At 15, Popovic picked up the guitar and began playing prodigiously, and after graduation, she attends the University of Belgrade to study graphic design. However, her desire to make music soon won out, and she found herself playing in a band that would eventually be booked at major venues across Yugoslavia and be featured on Yugoslav television. She traveled to blues festivals in Greece and Hungary, and she soon switched her studies to music by transferring to the Utrecht Conservatory in the Netherlands.
There, she formed another band, but the stress of watching her home country deteriorate into war led her to discontinue her studies. She was signed to Ruf Records in Germany shortly thereafter and traveled to Memphis to record her first album. While there, she played the Memphis in May Festival and soaked up the sights and sounds of one of the cradle cities of the genre.
In 2002, she won three blues awards in France, and her second album for Ruf, “Comfort to the Soul,” won her a nomination in 2003 for the W.C. Handy Award for Best New Artist. Touring constantly, she began making a name for herself both in the United States and abroad, and in 2004, she won the prestigious “Jazz a Juan-Revelation Award” in Juan Le Pins, France. It was confirmation that despite her love of the blues, the young songwriter is equally adept at other genres of music. And with experience, she’s getting closer and closer to making the record that’s the most personal, she said.

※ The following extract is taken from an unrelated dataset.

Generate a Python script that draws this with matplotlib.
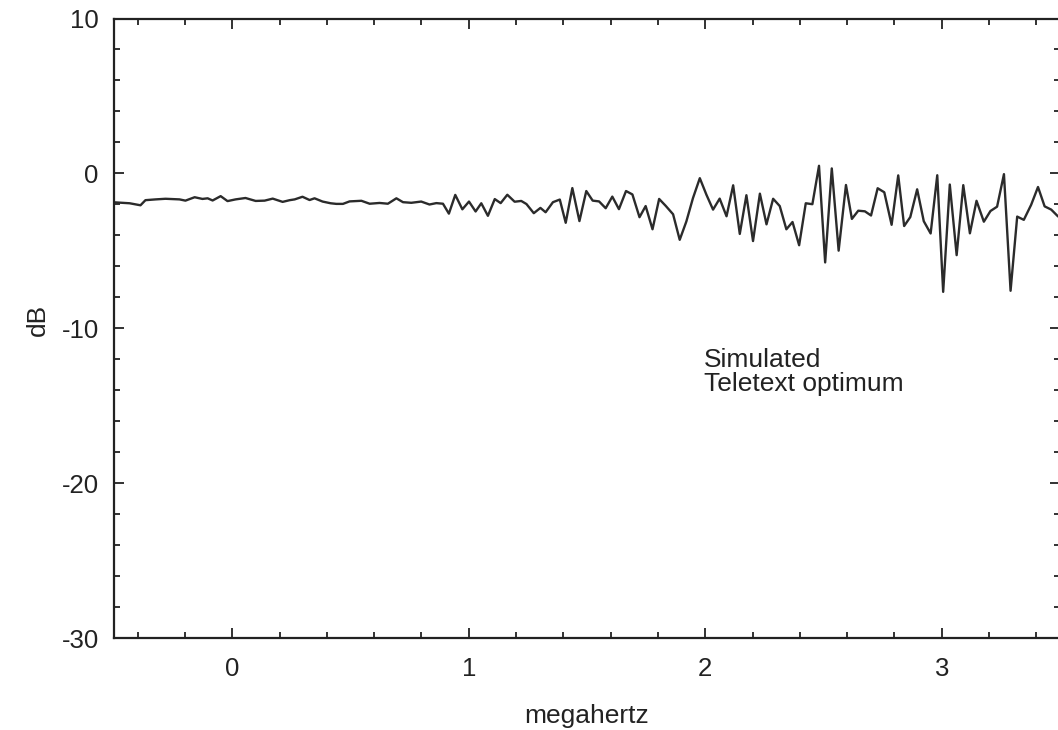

“‘Still Making History’ is the follow-up to what I’ve been doing before, and it’s a little bit more personal than my records before,” she said. “It’s about politics, love, friendship, time — it’s the most personal record I’ve made so far. I thought I had been answering so many questions all these years, and I finally wanted to write them all in songs. I thought it was time to write exactly about what I feel, to get some of my ideas out there and to make people think.”
Living in Amsterdam for the last two years and Holland for the last 10, Popovic has a unique perspective on the places she visits and performs that many of her fellow countrymen and women don’t have. She’s spent enough time in the United States that she considers in a second home, and while America receives its share of criticism from Europe for its foreign policies, there’s still much to be admired here, she added.
“To know a country, you really need to spend some time there, and there’s no better way to do that than to spend it on the road, seeing how people live,” she said. “It’s a big country, and it’s very difficult for people, more or less, to all have an equal chance. Europe is still very far from that. Europe is Europe when it’s about money and taxes, but all the rest, it’s not equal.
“I grew up on American sound, so whenever I go to the studios in the United States, I do it to get the sound I hear in my head. I’m looking for real American background for my music, and I’ve used all the opportunities I can to get it. I’ve never recorded anywhere else. It’s the genre I chose from the very start, and I wanted to come here and play the States, even when agents told me to leave it because there were so many good musicians in the States, that I really shouldn’t even try.
“It’s really fine to be on both sides of the ocean now, and I’m very happy where I am,” she added.